与之前不同的是使用automodel_for_sequence_classification，而不是automodel。区别在于automodel_for_sequence_classification自带一个分类头，只需要指定模型需要的预测的标注数量（这里是6）来决定分类头的数量。

In [None]:
from transformers import AutoModelForSequenceClassification

num_labels = 6
model = (AutoModelForSequenceClassification
        .from_pretrained(model.ckpt, num_labels=num_labels)
        .to(device))


你会看到一个警告，说明模型的某些部分是随机初始化的，这很正常，因为分类头还没被训练。
## 定义性能指标
为了在训练期间监控指标，需要为Trainer定义一个compute_metrics函数。该函数接收一个EvalPrediction对象，该对象包含预测和标签属性（predictions和label_ids）的命名元组，并返回一个将每个指标名称映射到其值的字典。

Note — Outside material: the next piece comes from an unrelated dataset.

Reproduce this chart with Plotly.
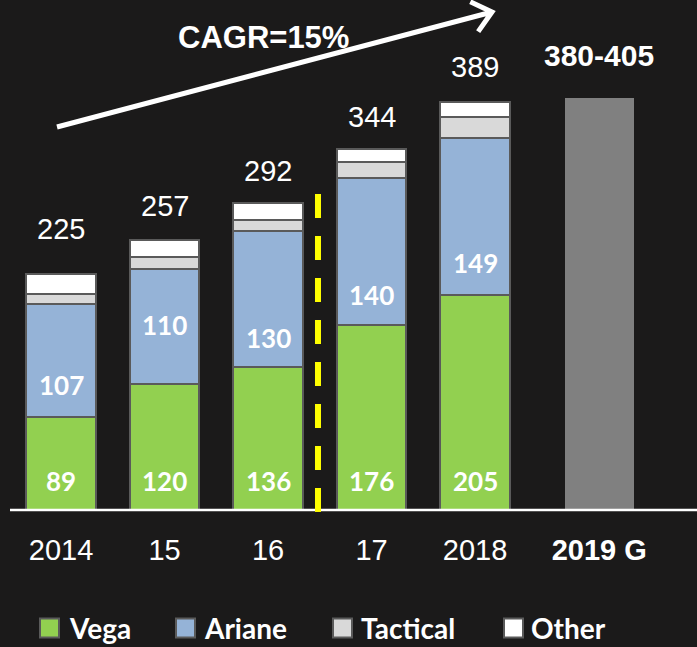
import numpy as np
import plotly.graph_objects as go

# ---------------- data ----------------
year_labels = ["2014", "15", "16", "17", "2018", "<b>2019 G</b>"]
vega = [89, 120, 136, 176, 205]
ariane = [107, 110, 130, 140, 149]
tactical = [10, 11, 10, 15, 20]
other = [19, 16, 16, 13, 15]
totals = [225, 257, 292, 344, 389]
guidance_low, guidance_high = 380, 405
cagr_text = "CAGR=15%"

# ---------------- styling / layout helpers ----------------
W, H = 697, 647
BG = "#1b1a1a"
x_pos = [0, 1, 2, 3, 4]
guid_x = 5.2
x_all = x_pos + [guid_x]
bar_w = 0.667
px_per_unit = 1.05
plot_bottom_px = 517          # bottom of plotting area in pixels
base_px = 510                 # pixel of value 0
y_min = -(plot_bottom_px - base_px) / px_per_unit
y_max = base_px / px_per_unit
x_min = -61 / 103.5
x_max = (W - 61) / 103.5

total_offsets = [43, 33, 31, 30, 33]
ariane_label_offsets = [30, 56, 28, 29, 30]
vega_label_y = 28

fig = go.Figure()
outline = dict(color="#5a5a5a", width=2)
series = [("Vega", vega, "#92D050"), ("Ariane", ariane, "#95B3D7"),
          ("Tactical", tactical, "#D9D9D9"), ("Other", other, "#FFFFFF")]
for name, vals, col in series:
    fig.add_trace(go.Bar(x=x_pos, y=vals, name=name, width=bar_w,
                         marker=dict(color=col, line=outline),
                         showlegend=False, hoverinfo="name+y"))
fig.add_trace(go.Bar(x=[guid_x], y=[(guidance_low + guidance_high) / 2],
                     name="2019 G", width=bar_w,
                     marker=dict(color="#808080", line=dict(width=0)),
                     showlegend=False))

annotations = []
arial = "Liberation Sans, Arial, sans-serif"
calib = "Lato, Open Sans, sans-serif"
for i, x in enumerate(x_pos):
    annotations.append(dict(x=x, y=totals[i] + total_offsets[i], text=str(totals[i]),
                            showarrow=False, font=dict(family=arial, size=29, color="white"),
                            xref="x", yref="y"))
    annotations.append(dict(x=x, y=vega_label_y, text="<b>%d</b>" % vega[i],
                            showarrow=False, font=dict(family=calib, size=26, color="white"),
                            xref="x", yref="y"))
    annotations.append(dict(x=x, y=vega[i] + ariane_label_offsets[i], text="<b>%d</b>" % ariane[i],
                            showarrow=False, font=dict(family=calib, size=26, color="white"),
                            xref="x", yref="y"))
annotations.append(dict(x=guid_x, y=(guidance_low + guidance_high) / 2 + 40,
                        text="<b>%d-%d</b>" % (guidance_low, guidance_high),
                        showarrow=False, font=dict(family=arial, size=30, color="white"),
                        xref="x", yref="y"))


def px_to_paper(px, py):
    return px / W, (plot_bottom_px - py) / plot_bottom_px


# CAGR text
cx, cy = px_to_paper(263, 37)
annotations.append(dict(x=cx, y=cy, xref="paper", yref="paper", xanchor="center",
                        yanchor="middle", text="<b>%s</b>" % cagr_text,
                        showarrow=False, font=dict(family=arial, size=31, color="white")))

# manual legend
leg_sq_x = [40, 176, 333, 504]
leg_txt_x = [67, 202, 359, 529]
leg_y = 628
shapes = []
for (name, _, col), sx, tx in zip(series, leg_sq_x, leg_txt_x):
    x0, y0 = px_to_paper(sx, leg_y + 9.5)
    x1, y1 = px_to_paper(sx + 19, leg_y - 9.5)
    shapes.append(dict(type="rect", xref="paper", yref="paper", x0=x0, y0=y0, x1=x1, y1=y1,
                       fillcolor=col, line=dict(color="#5a5a5a", width=2)))
    ax, ay = px_to_paper(tx, leg_y)
    annotations.append(dict(x=ax, y=ay, xref="paper", yref="paper", xanchor="left",
                            yanchor="middle", text="<b>%s</b>" % name, showarrow=False,
                            font=dict(family=calib, size=28, color="white")))

# baseline
shapes.append(dict(type="line", xref="paper", yref="y", x0=10 / W, x1=1, y0=0, y1=0,
                   line=dict(color="white", width=2.5), layer="above"))

# yellow dashed separator
shapes.append(dict(type="line", xref="x", yref="y", x0=2.483, x1=2.483, y0=301, y1=y_min,
                   line=dict(color="#FFFF00", width=6, dash="24px,18px")))

# arrow
tail = np.array([57.0, 127.0])
tip = np.array([492.0, 12.0])
d = (tail - tip) / np.linalg.norm(tail - tip)
arms = []
for ang in (40, -40):
    t = np.radians(ang)
    rot = np.array([d[0] * np.cos(t) - d[1] * np.sin(t), d[0] * np.sin(t) + d[1] * np.cos(t)])
    arms.append(tip + 24 * rot)
pts = [px_to_paper(*p) for p in (tail, tip, arms[0], arms[1])]
path = "M %f,%f L %f,%f M %f,%f L %f,%f L %f,%f" % (
    pts[0][0], pts[0][1], pts[1][0], pts[1][1],
    pts[2][0], pts[2][1], pts[1][0], pts[1][1], pts[3][0], pts[3][1])
shapes.append(dict(type="path", xref="paper", yref="paper", path=path,
                   line=dict(color="white", width=5)))

fig.update_layout(
    width=W, height=H, barmode="stack", bargap=0,
    paper_bgcolor=BG, plot_bgcolor=BG,
    margin=dict(l=0, r=0, t=0, b=H - plot_bottom_px, pad=0),
    showlegend=False,
    xaxis=dict(range=[x_min, x_max], tickvals=x_all, ticktext=year_labels,
               showgrid=False, zeroline=False, showline=False, ticks="",
               tickfont=dict(family=arial, size=29, color="white"),
               ticklabelstandoff=13, fixedrange=True),
    yaxis=dict(range=[y_min, y_max], visible=False, showgrid=False, zeroline=False,
               fixedrange=True),
    annotations=annotations, shapes=shapes,
)

fig.write_html("out.html", config={"displayModeBar": False},
               post_script="document.body.style.margin='0';document.body.style.background='%s';" % BG)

我们将计算F1分数和准确率。

In [None]:
from sklearn.mertric import accuracy_score, f1_score

def compute_metrics(pred):
    labels = pred.label_ids
    preds = pred.predictions.argmax(-1)
    f1 = f1_score(labels, preds, average="weighted")
    acc = accuracy_score(labels, preds)
    return {"accuracy": acc, "f1": f1}

# 创建一个Trainer对象，并传入模型、数据集、优化器、评估函数和日志记录器。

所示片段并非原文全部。